• **Data provided**

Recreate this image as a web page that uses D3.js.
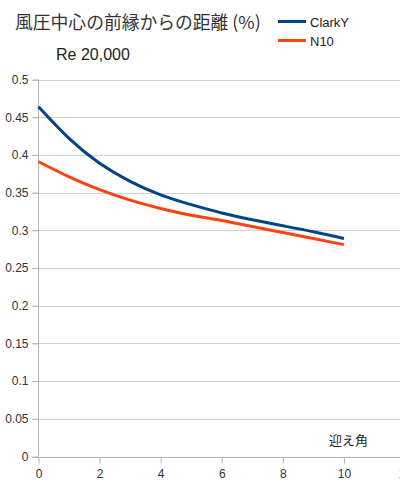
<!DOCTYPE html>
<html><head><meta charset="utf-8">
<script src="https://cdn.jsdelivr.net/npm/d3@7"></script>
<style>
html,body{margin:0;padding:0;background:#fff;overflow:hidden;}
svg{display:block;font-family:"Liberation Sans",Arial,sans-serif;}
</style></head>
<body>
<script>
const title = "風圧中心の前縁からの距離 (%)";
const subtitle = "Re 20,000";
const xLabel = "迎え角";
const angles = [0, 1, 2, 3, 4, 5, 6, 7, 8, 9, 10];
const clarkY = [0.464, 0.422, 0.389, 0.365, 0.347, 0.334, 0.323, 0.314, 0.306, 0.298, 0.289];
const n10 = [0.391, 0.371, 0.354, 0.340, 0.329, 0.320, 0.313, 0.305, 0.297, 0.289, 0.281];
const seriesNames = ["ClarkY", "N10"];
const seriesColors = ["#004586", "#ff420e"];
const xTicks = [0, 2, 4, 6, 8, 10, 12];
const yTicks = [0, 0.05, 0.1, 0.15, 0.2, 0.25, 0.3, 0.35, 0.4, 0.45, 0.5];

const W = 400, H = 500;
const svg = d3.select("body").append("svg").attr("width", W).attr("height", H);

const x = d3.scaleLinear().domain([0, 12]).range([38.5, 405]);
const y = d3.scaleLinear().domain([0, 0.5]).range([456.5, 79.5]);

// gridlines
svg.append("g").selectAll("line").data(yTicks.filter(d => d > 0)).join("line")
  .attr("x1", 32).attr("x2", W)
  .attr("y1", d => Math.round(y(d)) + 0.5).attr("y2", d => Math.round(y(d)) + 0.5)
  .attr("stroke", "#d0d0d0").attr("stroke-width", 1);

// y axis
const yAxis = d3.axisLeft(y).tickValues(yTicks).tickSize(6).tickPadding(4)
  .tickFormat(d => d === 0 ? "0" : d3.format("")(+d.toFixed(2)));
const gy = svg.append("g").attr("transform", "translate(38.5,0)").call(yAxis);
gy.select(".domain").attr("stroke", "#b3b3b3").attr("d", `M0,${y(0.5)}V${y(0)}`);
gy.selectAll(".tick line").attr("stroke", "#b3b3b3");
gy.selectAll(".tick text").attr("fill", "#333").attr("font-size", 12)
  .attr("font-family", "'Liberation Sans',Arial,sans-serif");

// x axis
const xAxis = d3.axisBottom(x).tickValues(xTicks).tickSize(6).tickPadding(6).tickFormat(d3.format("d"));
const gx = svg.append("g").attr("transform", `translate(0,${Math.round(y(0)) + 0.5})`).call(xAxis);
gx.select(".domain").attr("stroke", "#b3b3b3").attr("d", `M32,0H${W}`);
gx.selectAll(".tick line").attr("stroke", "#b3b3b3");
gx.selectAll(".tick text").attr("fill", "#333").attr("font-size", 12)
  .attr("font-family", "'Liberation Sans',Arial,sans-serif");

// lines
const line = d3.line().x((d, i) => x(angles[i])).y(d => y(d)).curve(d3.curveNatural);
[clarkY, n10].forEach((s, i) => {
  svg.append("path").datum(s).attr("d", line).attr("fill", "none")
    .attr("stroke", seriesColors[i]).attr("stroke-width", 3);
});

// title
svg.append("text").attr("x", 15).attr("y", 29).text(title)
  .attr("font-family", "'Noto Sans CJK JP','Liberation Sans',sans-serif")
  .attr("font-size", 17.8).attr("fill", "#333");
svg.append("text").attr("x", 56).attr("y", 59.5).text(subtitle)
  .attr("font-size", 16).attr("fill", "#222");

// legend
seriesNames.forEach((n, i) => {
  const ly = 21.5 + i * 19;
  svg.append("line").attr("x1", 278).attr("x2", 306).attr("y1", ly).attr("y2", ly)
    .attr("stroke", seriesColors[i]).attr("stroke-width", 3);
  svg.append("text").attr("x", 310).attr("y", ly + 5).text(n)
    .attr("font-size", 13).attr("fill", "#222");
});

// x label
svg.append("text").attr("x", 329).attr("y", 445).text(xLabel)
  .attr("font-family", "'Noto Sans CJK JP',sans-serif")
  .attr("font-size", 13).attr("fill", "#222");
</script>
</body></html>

• **Brief**
Copy out the whole listing exactly, and don't carry over any pictures.

• **Task output**
Recreate this image as a web page that uses D3.js.
<!DOCTYPE html>
<html><head><meta charset="utf-8">
<script src="https://cdn.jsdelivr.net/npm/d3@7"></script>
<style>
html,body{margin:0;padding:0;background:#fff;overflow:hidden;}
svg{display:block;font-family:"Liberation Sans",Arial,sans-serif;}
</style></head>
<body>
<script>
const title = "風圧中心の前縁からの距離 (%)";
const subtitle = "Re 20,000";
const xLabel = "迎え角";
const angles = [0, 1, 2, 3, 4, 5, 6, 7, 8, 9, 10];
const clarkY = [0.464, 0.422, 0.389, 0.365, 0.347, 0.334, 0.323, 0.314, 0.306, 0.298, 0.289];
const n10 = [0.391, 0.371, 0.354, 0.340, 0.329, 0.320, 0.313, 0.305, 0.297, 0.289, 0.281];
const seriesNames = ["ClarkY", "N10"];
const seriesColors = ["#004586", "#ff420e"];
const xTicks = [0, 2, 4, 6, 8, 10, 12];
const yTicks = [0, 0.05, 0.1, 0.15, 0.2, 0.25, 0.3, 0.35, 0.4, 0.45, 0.5];

const W = 400, H = 500;
const svg = d3.select("body").append("svg").attr("width", W).attr("height", H);

const x = d3.scaleLinear().domain([0, 12]).range([38.5, 405]);
const y = d3.scaleLinear().domain([0, 0.5]).range([456.5, 79.5]);

// gridlines
svg.append("g").selectAll("line").data(yTicks.filter(d => d > 0)).join("line")
  .attr("x1", 32).attr("x2", W)
  .attr("y1", d => Math.round(y(d)) + 0.5).attr("y2", d => Math.round(y(d)) + 0.5)
  .attr("stroke", "#d0d0d0").attr("stroke-width", 1);

// y axis
const yAxis = d3.axisLeft(y).tickValues(yTicks).tickSize(6).tickPadding(4)
  .tickFormat(d => d === 0 ? "0" : d3.format("")(+d.toFixed(2)));
const gy = svg.append("g").attr("transform", "translate(38.5,0)").call(yAxis);
gy.select(".domain").attr("stroke", "#b3b3b3").attr("d", `M0,${y(0.5)}V${y(0)}`);
gy.selectAll(".tick line").attr("stroke", "#b3b3b3");
gy.selectAll(".tick text").attr("fill", "#333").attr("font-size", 12)
  .attr("font-family", "'Liberation Sans',Arial,sans-serif");

// x axis
const xAxis = d3.axisBottom(x).tickValues(xTicks).tickSize(6).tickPadding(6).tickFormat(d3.format("d"));
const gx = svg.append("g").attr("transform", `translate(0,${Math.round(y(0)) + 0.5})`).call(xAxis);
gx.select(".domain").attr("stroke", "#b3b3b3").attr("d", `M32,0H${W}`);
gx.selectAll(".tick line").attr("stroke", "#b3b3b3");
gx.selectAll(".tick text").attr("fill", "#333").attr("font-size", 12)
  .attr("font-family", "'Liberation Sans',Arial,sans-serif");

// lines
const line = d3.line().x((d, i) => x(angles[i])).y(d => y(d)).curve(d3.curveNatural);
[clarkY, n10].forEach((s, i) => {
  svg.append("path").datum(s).attr("d", line).attr("fill", "none")
    .attr("stroke", seriesColors[i]).attr("stroke-width", 3);
});

// title
svg.append("text").attr("x", 15).attr("y", 29).text(title)
  .attr("font-family", "'Noto Sans CJK JP','Liberation Sans',sans-serif")
  .attr("font-size", 17.8).attr("fill", "#333");
svg.append("text").attr("x", 56).attr("y", 59.5).text(subtitle)
  .attr("font-size", 16).attr("fill", "#222");

// legend
seriesNames.forEach((n, i) => {
  const ly = 21.5 + i * 19;
  svg.append("line").attr("x1", 278).attr("x2", 306).attr("y1", ly).attr("y2", ly)
    .attr("stroke", seriesColors[i]).attr("stroke-width", 3);
  svg.append("text").attr("x", 310).attr("y", ly + 5).text(n)
    .attr("font-size", 13).attr("fill", "#222");
});

// x label
svg.append("text").attr("x", 329).attr("y", 445).text(xLabel)
  .attr("font-family", "'Noto Sans CJK JP',sans-serif")
  .attr("font-size", 13).attr("fill", "#222");
</script>
</body></html>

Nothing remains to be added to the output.